Maduro says dollar transactions in Venezuela are an 'escape valve'

Maduro says dollar transactions in Venezuela are an
# 18 November 2019 03:52 (UTC +04:00)

Venezuelan President Nicolás Maduro said on Sunday that dollar transactions, which have been growing in the country in recent months, are an “escape valve” that could help the economy in recession, amid U.S. sanctions and ongoing currency controls, APA reports citing Fox News.

The official currency, the bolivar, has depreciated more than 90% this year, while hyperinflation in the first nine months of the year clocked in at 4,680%, according to the central bank. The runaway inflation has reduced the purchasing power of the minimum wage, which together with food assistance, is equivalent to about $10 per month.

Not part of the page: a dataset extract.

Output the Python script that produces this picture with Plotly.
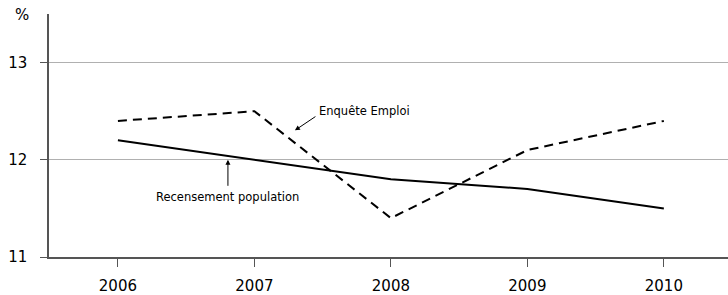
import plotly.graph_objects as go

years = [2006, 2007, 2008, 2009, 2010]
recensement = [12.2, 12.0, 11.8, 11.7, 11.5]
enquete = [12.4, 12.5, 11.4, 12.1, 12.4]
tick_years = [2006, 2007, 2008, 2009, 2010]
tick_y = [11, 12, 13]

FONT = "DejaVu Sans"

fig = go.Figure()
fig.add_trace(go.Scatter(x=years, y=recensement, mode="lines",
                         line=dict(color="black", width=2), showlegend=False,
                         hoverinfo="skip"))
fig.add_trace(go.Scatter(x=years, y=enquete, mode="lines",
                         line=dict(color="black", width=2, dash="9px,6px"), showlegend=False,
                         hoverinfo="skip"))

# arrows
fig.add_annotation(x=2007.297, y=12.303, ax=2007.458, ay=12.455, axref="x", ayref="y",
                   xref="x", yref="y", text="", showarrow=True, arrowhead=2,
                   arrowsize=1, arrowwidth=1, arrowcolor="black", standoff=0)
fig.add_annotation(x=2006.806, y=12.0, ax=2006.806, ay=11.717, axref="x", ayref="y",
                   xref="x", yref="y", text="", showarrow=True, arrowhead=2,
                   arrowsize=1, arrowwidth=1, arrowcolor="black", standoff=0)
# labels
fig.add_annotation(x=2007.46, y=12.50, xref="x", yref="y", text="Enquête Emploi",
                   showarrow=False, xanchor="left", yanchor="middle",
                   font=dict(family=FONT, size=11.5, color="black"))
fig.add_annotation(x=2006.806, y=11.62, xref="x", yref="y", text="Recensement population",
                   showarrow=False, xanchor="center", yanchor="middle",
                   font=dict(family=FONT, size=11.5, color="black"))
fig.add_annotation(x=-0.04, y=0.996, xref="paper", yref="paper", text="%",
                   showarrow=False, xanchor="center", yanchor="middle",
                   font=dict(family=FONT, size=15, color="black"))

fig.update_layout(
    width=728, height=295,
    margin=dict(l=49, r=0, t=14, b=33),
    paper_bgcolor="white", plot_bgcolor="white",
    font=dict(family=FONT, size=15, color="black"),
    xaxis=dict(range=[2005.495, 2010.47], tickvals=tick_years,
               ticktext=[str(v) for v in tick_years],
               showgrid=False, zeroline=False, showline=True,
               linecolor="#555555", linewidth=1.5,
               ticks="outside", ticklen=8, tickcolor="#555555", tickwidth=1,
               ticklabelstandoff=6,
               tickfont=dict(size=15)),
    yaxis=dict(range=[11, 13.5], tickvals=tick_y,
               showgrid=True, gridcolor="#b0b0b0", gridwidth=1,
               zeroline=False, showline=True,
               linecolor="#555555", linewidth=1.5,
               ticks="outside", ticklen=7, tickcolor="#555555", tickwidth=1,
               ticklabelstandoff=10,
               tickfont=dict(size=15)),
)

fig.write_html("out.html", config={"displayModeBar": False},
               post_script="document.body.style.margin='0';")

“I don’t see it as a bad thing... this process that they call ‘dollarization.’ It can help the recovery of the country, the spread of productive forces in the country, and the functioning of the economy...Thank God it exists,” Maduro said in an interview broadcast on the television channel Televen.

The president, who at least until 2018 forbid the use of the dollar, added that he is evaluating transactions in dollars, but that the official currency, which will continue to circulate in the country, will be the bolivar.

Since 2003 the official exchange rate has been set by Venezuela’s central bank, but in the past year, that rate has become more flexible.

“There are people who criticize it, no no, here, Venezuela will always have its currency ... we will always have the bolivar and we will recover it and we will defend it,” he said in an interview with José Vicente Rangel, a leftist politician and vice president during the government of Hugo Chávez.

Under more severe U.S. sanctions, the central bank has started injecting euros in cash into the economy through banking, which has doubled in recent weeks. Even the government and PDVSA pay contractors with the European currency. The foreign currencies enter the economy largely from the sale of some shipments of crude oil and gold.

Recently, Caracas-based consultancy Ecoanalitica estimated 53.8% of transactions in the first 15 days of October were carried out in dollars, according to a sampling of the country’s seven main cities. That number reached 86% in the oil-rich city of Maracaibo, which has been badly hit by power cuts.

Venezuela faces a deep economic crisis, which has generated a humanitarian crisis and a forced migration of over 4 million Venezuelans, according to UN data.